**Requirements:** Exactly the lines from the line holding "Write a Python" to the line holding "ax.bar(x + w", both lines included, are to be echoed; pictures are not.

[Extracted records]
○ ○ ○ ○ ○ ○ ○
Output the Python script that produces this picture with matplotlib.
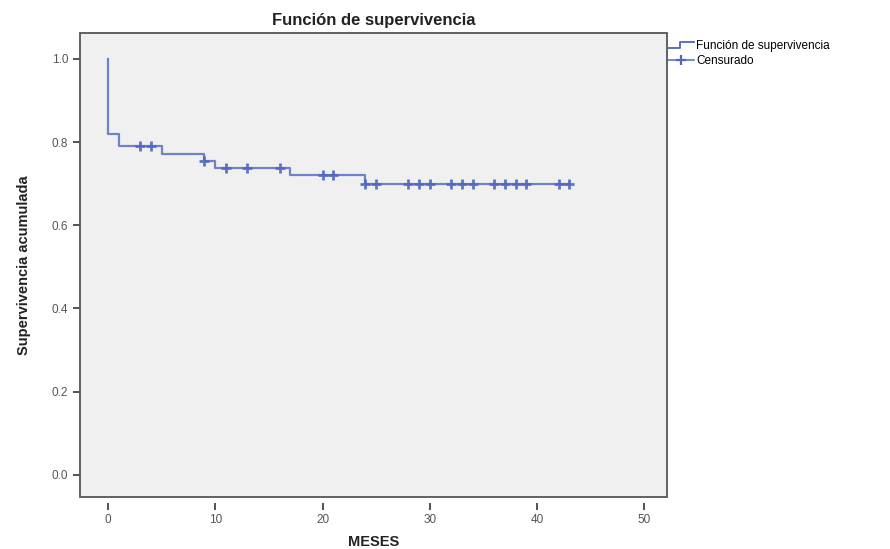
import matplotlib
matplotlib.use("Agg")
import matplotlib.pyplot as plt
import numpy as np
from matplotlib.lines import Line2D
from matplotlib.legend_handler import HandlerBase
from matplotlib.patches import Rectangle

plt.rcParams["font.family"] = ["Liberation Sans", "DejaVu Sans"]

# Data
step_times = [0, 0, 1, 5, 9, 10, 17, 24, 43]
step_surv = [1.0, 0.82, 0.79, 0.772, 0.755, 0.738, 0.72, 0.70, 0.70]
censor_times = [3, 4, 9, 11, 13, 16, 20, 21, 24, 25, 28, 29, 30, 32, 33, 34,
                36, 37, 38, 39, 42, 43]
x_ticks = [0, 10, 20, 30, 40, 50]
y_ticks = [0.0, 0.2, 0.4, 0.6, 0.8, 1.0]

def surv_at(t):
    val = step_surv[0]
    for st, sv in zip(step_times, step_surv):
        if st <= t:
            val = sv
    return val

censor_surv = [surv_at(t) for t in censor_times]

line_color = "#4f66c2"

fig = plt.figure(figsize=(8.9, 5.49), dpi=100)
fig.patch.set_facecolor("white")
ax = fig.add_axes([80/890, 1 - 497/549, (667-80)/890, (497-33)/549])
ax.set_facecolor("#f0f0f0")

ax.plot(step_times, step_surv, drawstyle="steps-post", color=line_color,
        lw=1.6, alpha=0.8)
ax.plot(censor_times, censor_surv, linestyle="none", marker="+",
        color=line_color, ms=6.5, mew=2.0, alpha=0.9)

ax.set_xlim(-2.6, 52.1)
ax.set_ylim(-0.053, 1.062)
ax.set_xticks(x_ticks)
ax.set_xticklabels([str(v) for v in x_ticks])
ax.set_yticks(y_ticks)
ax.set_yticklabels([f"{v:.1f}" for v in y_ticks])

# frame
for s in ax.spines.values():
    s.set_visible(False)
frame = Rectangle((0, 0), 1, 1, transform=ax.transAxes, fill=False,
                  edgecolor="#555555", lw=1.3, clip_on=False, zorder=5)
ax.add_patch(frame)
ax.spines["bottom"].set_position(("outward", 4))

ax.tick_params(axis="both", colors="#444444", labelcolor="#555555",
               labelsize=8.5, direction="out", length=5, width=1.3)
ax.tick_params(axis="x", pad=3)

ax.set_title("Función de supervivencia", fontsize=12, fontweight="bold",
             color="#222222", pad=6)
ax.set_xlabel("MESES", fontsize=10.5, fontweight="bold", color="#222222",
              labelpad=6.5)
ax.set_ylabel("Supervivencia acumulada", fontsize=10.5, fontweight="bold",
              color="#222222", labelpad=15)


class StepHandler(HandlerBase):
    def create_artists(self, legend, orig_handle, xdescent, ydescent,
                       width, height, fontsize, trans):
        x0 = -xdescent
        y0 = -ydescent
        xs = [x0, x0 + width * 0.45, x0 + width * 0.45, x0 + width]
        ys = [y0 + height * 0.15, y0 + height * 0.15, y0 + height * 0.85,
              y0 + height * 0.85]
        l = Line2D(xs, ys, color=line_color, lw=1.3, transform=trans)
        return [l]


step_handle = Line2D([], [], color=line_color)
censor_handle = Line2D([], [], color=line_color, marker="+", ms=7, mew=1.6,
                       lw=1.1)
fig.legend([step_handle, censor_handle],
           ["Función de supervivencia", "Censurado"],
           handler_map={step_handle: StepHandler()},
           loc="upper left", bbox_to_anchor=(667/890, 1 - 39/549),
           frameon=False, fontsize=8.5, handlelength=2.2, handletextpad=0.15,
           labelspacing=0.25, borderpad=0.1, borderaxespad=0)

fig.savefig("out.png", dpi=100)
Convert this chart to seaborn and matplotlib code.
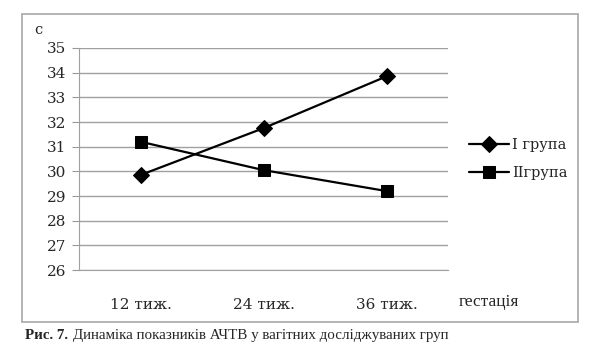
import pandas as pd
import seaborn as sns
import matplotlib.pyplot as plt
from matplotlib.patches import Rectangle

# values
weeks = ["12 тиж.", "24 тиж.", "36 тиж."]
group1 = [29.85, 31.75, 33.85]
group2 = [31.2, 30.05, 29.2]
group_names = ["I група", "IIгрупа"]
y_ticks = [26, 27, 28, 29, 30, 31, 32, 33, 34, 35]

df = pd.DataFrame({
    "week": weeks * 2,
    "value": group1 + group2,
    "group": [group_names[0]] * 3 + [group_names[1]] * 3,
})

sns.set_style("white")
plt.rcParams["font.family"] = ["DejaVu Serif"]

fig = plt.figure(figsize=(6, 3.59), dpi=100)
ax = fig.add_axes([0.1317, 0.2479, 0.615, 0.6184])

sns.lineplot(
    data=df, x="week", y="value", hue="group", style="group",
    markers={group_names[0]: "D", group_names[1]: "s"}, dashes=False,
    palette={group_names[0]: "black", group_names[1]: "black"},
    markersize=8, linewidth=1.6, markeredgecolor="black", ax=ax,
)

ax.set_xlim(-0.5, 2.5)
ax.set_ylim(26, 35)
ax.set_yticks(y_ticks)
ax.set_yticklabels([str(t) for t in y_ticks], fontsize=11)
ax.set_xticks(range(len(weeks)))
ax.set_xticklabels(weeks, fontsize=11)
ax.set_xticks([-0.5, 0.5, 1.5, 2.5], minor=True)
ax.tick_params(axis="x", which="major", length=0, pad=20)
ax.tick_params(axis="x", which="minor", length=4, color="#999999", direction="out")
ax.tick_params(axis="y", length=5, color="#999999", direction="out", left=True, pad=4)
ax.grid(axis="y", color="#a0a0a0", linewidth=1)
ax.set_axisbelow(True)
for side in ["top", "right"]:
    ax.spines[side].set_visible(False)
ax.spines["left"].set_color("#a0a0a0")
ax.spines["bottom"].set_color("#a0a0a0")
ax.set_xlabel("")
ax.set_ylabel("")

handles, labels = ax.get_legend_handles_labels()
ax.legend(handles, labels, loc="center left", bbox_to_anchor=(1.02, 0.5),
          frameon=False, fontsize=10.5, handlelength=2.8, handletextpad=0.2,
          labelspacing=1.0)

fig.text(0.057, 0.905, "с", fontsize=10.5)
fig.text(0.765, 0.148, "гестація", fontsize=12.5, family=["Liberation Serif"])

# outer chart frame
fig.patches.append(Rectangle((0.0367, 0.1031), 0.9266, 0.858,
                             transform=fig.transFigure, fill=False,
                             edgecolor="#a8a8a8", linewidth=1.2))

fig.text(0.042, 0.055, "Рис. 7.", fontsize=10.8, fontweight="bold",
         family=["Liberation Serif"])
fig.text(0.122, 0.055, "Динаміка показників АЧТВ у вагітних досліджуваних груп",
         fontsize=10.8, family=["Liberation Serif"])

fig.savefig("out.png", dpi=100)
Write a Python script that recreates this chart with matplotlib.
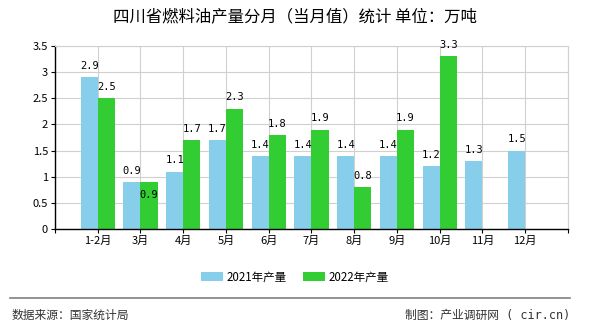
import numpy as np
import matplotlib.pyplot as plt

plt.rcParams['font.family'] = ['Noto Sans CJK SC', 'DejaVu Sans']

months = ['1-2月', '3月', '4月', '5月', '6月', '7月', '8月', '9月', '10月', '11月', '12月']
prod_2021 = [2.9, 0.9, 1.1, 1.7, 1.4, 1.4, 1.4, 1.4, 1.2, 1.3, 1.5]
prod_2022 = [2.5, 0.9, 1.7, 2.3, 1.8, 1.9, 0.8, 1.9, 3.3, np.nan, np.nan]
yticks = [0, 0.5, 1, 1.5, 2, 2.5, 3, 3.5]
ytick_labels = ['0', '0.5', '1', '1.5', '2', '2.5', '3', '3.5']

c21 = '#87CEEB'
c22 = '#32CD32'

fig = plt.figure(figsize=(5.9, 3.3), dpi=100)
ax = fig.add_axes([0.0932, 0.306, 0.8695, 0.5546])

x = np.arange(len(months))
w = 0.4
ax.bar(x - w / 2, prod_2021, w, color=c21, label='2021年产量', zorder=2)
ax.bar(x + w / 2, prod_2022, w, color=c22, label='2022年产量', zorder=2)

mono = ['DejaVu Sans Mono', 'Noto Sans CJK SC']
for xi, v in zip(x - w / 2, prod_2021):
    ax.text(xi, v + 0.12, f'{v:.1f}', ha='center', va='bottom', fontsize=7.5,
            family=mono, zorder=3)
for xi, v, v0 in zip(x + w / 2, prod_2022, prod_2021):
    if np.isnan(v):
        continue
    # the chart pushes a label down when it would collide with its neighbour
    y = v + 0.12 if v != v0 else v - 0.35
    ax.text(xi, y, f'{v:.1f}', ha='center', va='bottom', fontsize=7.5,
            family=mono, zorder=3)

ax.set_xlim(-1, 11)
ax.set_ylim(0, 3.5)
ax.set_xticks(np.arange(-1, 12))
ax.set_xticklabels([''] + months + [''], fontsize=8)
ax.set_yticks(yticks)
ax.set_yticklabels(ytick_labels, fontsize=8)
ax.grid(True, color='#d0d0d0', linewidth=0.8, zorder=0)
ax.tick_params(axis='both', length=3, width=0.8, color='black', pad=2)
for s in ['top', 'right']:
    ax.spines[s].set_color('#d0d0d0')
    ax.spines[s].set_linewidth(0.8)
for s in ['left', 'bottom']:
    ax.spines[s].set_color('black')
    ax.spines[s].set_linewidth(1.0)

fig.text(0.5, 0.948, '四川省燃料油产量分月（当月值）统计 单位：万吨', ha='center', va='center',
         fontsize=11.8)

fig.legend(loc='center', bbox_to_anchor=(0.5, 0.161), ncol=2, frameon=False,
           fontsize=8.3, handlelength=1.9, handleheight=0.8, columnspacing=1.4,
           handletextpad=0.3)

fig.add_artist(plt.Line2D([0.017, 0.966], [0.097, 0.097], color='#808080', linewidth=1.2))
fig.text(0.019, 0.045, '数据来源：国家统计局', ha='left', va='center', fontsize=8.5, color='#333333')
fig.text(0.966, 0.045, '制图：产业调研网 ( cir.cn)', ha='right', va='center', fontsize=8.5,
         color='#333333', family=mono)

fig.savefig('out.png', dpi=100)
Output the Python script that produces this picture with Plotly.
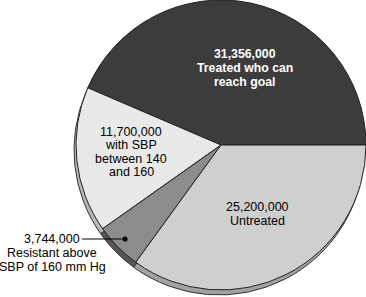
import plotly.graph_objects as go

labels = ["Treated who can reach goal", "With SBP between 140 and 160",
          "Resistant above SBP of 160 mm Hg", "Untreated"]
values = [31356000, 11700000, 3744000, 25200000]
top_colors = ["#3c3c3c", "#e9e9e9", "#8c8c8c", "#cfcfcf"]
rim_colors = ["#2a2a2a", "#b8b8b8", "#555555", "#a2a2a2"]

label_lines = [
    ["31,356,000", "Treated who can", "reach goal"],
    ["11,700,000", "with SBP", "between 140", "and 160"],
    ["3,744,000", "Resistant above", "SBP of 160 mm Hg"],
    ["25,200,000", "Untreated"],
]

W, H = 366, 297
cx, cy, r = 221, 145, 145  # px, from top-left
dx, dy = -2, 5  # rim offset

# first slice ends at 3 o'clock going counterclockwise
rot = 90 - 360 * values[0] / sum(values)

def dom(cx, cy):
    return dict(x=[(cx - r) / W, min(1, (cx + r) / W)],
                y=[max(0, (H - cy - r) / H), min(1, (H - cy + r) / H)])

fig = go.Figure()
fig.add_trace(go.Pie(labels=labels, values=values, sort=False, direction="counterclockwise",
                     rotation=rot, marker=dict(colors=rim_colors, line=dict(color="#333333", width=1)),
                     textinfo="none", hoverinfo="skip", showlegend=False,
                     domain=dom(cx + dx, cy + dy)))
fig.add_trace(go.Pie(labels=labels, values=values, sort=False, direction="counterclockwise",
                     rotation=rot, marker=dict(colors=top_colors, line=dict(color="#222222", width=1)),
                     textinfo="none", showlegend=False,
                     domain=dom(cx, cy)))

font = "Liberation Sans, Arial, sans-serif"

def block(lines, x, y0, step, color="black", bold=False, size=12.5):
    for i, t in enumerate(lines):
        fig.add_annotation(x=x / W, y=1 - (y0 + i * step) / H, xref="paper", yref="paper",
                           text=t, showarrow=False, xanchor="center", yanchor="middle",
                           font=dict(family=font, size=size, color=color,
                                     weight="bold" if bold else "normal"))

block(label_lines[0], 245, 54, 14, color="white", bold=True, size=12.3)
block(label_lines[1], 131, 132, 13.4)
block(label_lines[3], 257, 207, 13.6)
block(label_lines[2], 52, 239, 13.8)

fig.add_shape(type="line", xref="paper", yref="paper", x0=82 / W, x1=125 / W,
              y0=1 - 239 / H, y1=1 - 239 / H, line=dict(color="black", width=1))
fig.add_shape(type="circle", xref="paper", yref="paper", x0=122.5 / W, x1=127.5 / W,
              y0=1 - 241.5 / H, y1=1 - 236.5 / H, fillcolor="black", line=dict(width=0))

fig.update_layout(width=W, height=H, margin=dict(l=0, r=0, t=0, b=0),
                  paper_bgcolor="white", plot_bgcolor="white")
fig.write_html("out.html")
○ ○ ○ ○ ○ ○ ○
**Answer to the exercise:**
Write a Python script that recreates this chart with matplotlib.
import numpy as np
import matplotlib.pyplot as plt

plt.rcParams['font.family'] = ['Noto Sans CJK SC', 'DejaVu Sans']

months = ['1-2月', '3月', '4月', '5月', '6月', '7月', '8月', '9月', '10月', '11月', '12月']
prod_2021 = [2.9, 0.9, 1.1, 1.7, 1.4, 1.4, 1.4, 1.4, 1.2, 1.3, 1.5]
prod_2022 = [2.5, 0.9, 1.7, 2.3, 1.8, 1.9, 0.8, 1.9, 3.3, np.nan, np.nan]
yticks = [0, 0.5, 1, 1.5, 2, 2.5, 3, 3.5]
ytick_labels = ['0', '0.5', '1', '1.5', '2', '2.5', '3', '3.5']

c21 = '#87CEEB'
c22 = '#32CD32'

fig = plt.figure(figsize=(5.9, 3.3), dpi=100)
ax = fig.add_axes([0.0932, 0.306, 0.8695, 0.5546])

x = np.arange(len(months))
w = 0.4
ax.bar(x - w / 2, prod_2021, w, color=c21, label='2021年产量', zorder=2)
ax.bar(x + w / 2, prod_2022, w, color=c22, label='2022年产量', zorder=2)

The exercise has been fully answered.